Hispanic Heritage Event Speaker Reminds All to Remember Roots

Thursday marked the annual Bunker Hill Community College
Hispanic Heritage Month event and the campus was packed with students, community members and college officials. The keynote speaker this year was Bobby Gonzalez, a motivational speaker from New York City, who talked about the importance of connecting with one’s roots.

Whether it was baseball great Roberto Clemente, Supreme Court Justice Sandra Sotomayor or San Antonio Mayor Julian Castro, Hispanic Heritage event speaker Bobby Gonzalez did not run short on examples of Latinos who have not forgotten to keep connected to their roots, and he urged a standing-room-only crowd last Thursday at Bunker Hill Community College’s (BHCC) Chelsea Campus to  “create a new future by drawing on their own heritage.”

Gonzalez, who is Puerto Rican by ethnicity and grew up in New York City, is a nationally known multi-cultural speaker, storyteller and poet. He draws upon his Native American and Latino roots for discourses and readings and academic lectures.

As a poet and performer, he has drawn on the inspiration of notable Latinos and that was just what he did last Thursday.

“Young people who are here; why is it possible you’re here?” he asked the crowd. “It’s because your families, your ancestors, coming along before you sacrificed – some who may have died – so you could be here. You have a responsibility to your ancestors and families and great responsibility to those who will come. You will all graduate and achieve a lot, but as you climb up that ladder, don’t forget those who are coming up behind you. Helping those coming behind you is helping yourself.

“I am proud to be a Latino,” he concluded.

But before issuing that challenge, Gonzalez illustrated the point by speaking of his hero, former Pittsburgh Pirates slugger Roberto Clemente – who was born and raised in Puerto Rico.
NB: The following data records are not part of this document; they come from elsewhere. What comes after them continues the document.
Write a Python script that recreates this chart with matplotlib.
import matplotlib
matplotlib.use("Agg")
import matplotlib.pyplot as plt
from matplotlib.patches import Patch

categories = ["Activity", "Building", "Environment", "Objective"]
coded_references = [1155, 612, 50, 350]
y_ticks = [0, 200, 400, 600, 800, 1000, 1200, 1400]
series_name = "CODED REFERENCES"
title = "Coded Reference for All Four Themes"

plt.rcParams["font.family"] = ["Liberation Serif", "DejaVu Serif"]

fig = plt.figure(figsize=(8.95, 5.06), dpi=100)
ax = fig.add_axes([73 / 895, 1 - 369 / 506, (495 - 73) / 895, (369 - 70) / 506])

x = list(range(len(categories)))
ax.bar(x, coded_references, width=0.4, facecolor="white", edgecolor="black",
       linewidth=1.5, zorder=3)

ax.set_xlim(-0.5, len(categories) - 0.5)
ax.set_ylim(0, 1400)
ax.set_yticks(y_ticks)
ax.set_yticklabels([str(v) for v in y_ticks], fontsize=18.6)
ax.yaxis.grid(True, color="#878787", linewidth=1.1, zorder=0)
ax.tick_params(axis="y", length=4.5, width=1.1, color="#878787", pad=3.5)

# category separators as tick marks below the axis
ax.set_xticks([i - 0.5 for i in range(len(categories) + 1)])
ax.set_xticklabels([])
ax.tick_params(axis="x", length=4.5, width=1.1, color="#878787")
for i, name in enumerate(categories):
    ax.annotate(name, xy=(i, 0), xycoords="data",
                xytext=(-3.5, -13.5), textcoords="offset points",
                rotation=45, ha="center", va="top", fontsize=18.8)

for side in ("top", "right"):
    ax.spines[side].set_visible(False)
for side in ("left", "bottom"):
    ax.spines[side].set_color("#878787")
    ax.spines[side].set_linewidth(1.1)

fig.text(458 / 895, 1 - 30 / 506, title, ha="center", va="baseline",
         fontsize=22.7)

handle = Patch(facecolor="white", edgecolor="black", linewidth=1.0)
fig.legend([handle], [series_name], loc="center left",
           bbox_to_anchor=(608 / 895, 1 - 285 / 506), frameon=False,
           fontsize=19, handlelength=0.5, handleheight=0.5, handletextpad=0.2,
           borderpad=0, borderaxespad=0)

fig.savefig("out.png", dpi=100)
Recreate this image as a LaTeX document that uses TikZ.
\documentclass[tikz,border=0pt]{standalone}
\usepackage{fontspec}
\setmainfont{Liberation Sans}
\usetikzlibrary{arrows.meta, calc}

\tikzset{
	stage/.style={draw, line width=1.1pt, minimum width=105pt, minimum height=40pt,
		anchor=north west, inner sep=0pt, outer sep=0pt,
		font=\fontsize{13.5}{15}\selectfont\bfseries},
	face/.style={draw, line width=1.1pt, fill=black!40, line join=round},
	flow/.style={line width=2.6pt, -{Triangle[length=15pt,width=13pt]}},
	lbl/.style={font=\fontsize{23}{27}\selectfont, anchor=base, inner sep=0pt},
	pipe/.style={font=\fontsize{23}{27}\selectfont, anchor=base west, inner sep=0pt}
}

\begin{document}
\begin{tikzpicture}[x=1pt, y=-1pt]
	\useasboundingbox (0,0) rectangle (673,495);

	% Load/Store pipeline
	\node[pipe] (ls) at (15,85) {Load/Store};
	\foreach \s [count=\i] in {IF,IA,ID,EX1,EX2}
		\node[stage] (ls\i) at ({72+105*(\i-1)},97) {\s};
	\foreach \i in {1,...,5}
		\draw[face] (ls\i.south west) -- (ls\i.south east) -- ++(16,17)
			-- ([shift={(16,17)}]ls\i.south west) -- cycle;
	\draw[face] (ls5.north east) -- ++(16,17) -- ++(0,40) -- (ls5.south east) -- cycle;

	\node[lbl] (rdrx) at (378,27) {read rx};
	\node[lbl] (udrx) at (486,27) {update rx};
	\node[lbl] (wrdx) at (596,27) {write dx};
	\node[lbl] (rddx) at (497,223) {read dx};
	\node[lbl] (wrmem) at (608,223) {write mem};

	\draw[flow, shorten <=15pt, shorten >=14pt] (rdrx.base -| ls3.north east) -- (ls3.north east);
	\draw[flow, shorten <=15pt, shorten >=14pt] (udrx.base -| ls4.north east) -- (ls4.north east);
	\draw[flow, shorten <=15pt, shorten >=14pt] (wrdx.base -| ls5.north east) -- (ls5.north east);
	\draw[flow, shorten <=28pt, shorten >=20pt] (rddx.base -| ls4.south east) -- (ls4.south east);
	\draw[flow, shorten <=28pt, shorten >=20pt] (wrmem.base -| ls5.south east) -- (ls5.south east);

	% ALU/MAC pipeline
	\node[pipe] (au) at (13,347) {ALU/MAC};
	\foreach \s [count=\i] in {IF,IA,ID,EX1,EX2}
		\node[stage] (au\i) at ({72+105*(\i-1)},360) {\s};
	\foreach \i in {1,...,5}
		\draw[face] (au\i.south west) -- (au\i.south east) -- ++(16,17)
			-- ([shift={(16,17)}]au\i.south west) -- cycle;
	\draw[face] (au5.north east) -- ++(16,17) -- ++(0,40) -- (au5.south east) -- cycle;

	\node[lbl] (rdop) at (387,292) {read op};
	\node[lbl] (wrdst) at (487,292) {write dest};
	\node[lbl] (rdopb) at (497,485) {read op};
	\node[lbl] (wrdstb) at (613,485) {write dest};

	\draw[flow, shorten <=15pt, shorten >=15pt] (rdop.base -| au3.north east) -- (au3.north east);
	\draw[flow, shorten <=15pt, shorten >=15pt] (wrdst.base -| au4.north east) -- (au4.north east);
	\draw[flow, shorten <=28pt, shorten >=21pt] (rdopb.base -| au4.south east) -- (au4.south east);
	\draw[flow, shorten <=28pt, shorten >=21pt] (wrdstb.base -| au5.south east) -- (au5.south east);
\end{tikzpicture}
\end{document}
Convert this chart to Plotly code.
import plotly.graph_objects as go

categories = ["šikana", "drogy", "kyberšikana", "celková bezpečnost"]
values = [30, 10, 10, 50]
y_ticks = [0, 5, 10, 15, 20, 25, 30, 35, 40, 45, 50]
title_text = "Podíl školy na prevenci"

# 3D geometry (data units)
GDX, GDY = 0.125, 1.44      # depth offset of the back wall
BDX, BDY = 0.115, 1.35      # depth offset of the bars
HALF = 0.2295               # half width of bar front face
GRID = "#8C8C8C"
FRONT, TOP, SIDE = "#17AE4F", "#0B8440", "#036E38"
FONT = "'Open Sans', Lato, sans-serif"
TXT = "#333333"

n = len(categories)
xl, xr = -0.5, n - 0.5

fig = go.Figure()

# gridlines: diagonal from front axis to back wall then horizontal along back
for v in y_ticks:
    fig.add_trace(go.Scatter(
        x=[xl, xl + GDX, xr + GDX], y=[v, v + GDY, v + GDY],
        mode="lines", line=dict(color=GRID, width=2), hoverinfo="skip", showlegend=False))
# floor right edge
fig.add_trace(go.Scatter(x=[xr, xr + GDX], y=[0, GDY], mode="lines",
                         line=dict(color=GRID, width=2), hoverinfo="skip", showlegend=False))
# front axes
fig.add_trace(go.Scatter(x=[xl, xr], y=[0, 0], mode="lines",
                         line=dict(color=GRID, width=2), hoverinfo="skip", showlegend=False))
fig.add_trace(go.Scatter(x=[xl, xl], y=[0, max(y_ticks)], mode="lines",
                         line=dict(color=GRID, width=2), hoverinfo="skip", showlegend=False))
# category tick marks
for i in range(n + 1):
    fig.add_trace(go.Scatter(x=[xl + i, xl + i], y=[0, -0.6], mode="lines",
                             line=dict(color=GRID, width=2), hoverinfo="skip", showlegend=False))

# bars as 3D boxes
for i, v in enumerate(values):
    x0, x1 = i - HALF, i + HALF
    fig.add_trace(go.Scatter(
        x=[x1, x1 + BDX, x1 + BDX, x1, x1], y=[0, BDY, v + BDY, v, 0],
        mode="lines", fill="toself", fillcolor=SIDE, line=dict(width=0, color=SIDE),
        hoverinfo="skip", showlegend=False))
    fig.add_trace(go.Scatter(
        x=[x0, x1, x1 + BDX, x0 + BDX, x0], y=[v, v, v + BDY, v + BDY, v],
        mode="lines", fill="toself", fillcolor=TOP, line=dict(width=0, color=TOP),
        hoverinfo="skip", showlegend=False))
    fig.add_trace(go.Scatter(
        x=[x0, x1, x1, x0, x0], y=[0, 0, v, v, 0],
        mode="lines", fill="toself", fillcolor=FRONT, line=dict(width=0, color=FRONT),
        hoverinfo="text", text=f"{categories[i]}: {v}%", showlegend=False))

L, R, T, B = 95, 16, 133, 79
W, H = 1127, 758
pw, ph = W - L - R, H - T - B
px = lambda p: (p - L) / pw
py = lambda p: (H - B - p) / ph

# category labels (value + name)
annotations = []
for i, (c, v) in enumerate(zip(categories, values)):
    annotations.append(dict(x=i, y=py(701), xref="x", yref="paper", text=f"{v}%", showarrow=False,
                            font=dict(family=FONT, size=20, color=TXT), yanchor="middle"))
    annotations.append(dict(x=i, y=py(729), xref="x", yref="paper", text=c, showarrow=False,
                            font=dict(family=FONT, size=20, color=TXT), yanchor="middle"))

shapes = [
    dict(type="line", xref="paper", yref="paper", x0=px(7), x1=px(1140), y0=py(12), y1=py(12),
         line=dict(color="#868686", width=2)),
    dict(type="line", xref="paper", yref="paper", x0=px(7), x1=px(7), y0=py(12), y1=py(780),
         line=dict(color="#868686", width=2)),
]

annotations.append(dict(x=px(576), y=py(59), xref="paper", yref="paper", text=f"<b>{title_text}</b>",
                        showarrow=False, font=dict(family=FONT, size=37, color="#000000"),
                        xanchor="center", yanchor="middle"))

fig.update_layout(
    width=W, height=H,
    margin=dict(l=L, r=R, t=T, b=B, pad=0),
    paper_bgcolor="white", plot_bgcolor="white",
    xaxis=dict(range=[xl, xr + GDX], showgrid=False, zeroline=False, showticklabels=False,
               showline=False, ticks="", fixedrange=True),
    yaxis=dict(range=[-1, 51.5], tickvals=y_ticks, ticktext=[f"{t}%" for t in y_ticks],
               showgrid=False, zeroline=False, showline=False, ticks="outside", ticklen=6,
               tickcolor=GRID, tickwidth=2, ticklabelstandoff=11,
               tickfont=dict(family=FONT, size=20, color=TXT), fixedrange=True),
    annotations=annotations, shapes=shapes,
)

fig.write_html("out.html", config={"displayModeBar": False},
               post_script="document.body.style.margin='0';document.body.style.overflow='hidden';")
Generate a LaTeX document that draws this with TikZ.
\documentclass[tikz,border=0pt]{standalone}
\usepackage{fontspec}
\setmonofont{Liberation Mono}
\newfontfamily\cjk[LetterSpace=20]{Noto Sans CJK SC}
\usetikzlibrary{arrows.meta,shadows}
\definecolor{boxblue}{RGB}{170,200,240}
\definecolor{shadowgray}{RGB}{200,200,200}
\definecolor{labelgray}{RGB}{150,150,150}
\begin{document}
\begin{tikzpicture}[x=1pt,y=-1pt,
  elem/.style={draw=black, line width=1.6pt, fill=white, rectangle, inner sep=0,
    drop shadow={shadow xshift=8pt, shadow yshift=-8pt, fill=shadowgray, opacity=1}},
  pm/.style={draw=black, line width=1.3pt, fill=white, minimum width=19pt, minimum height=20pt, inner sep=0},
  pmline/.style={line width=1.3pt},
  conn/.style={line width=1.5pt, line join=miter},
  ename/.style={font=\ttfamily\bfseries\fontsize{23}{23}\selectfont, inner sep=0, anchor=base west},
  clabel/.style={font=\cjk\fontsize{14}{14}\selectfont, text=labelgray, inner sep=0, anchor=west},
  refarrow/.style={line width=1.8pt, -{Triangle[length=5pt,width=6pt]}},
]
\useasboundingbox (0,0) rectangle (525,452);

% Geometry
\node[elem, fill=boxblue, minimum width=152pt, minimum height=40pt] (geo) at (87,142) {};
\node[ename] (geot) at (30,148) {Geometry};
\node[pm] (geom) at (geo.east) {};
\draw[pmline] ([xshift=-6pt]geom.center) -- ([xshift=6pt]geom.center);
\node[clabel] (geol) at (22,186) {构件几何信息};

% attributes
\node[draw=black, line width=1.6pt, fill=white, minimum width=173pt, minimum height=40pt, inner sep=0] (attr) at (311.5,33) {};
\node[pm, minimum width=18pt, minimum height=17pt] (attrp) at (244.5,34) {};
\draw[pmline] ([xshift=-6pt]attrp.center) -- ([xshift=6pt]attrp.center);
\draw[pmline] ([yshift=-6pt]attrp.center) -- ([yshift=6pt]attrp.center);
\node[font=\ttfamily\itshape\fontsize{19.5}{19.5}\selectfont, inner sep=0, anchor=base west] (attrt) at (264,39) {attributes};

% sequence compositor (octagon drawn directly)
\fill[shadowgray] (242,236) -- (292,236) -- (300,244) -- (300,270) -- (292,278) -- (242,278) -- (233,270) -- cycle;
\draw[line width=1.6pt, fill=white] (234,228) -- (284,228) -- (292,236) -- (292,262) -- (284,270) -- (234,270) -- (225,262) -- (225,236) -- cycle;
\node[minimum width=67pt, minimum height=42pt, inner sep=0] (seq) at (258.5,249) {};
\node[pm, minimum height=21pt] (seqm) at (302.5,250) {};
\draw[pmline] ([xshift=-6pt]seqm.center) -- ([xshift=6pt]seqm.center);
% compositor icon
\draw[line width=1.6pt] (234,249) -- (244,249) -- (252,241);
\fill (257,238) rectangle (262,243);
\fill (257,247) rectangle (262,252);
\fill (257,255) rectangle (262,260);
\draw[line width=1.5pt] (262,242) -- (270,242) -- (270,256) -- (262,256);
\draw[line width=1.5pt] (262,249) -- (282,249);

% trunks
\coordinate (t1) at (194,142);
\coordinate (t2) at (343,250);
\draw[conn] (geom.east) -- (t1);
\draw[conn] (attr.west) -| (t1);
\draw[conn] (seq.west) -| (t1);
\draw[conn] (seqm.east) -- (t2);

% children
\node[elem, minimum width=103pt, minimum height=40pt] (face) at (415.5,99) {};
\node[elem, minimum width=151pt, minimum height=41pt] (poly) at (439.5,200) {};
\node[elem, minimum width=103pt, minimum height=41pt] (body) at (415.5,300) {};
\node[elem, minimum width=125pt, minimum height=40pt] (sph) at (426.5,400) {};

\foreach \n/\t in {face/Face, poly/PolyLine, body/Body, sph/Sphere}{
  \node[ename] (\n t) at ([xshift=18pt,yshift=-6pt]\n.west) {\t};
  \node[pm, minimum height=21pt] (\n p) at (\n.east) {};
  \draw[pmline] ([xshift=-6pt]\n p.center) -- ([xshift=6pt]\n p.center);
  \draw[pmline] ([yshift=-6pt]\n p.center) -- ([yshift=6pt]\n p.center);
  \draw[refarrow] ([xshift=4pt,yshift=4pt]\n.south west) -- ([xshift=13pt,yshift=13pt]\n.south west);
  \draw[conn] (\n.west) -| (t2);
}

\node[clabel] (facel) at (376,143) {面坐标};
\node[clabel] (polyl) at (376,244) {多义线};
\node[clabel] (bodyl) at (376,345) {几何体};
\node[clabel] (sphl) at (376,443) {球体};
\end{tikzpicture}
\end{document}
He recalled how Clemente never failed to remember those in Puerto Rico and other Latin countries. In fact, he recalled how Clemente died on a plane that was delivering aid to an ailing Latin country.

Then he spoke about how Sotomayor’s mother raised two children in a housing project after her husband died. Sotomayor’s mother didn’t give up, he said, but rather she rolled up her sleeves and went to work. She didn’t let her family become a victim, he said, but rather she pushed them to become successful, to become college graduates.

“I grew up in a housing project too, also in the South Bronx, and people used to put me down, but I didn’t let it bother me,” he said. “You shouldn’t let things like that bother you either…It doesn’t matter where you live or how humble you began. You can move all the way to the top – just like Sandra Sotomayor and just like Roberto Clemente.”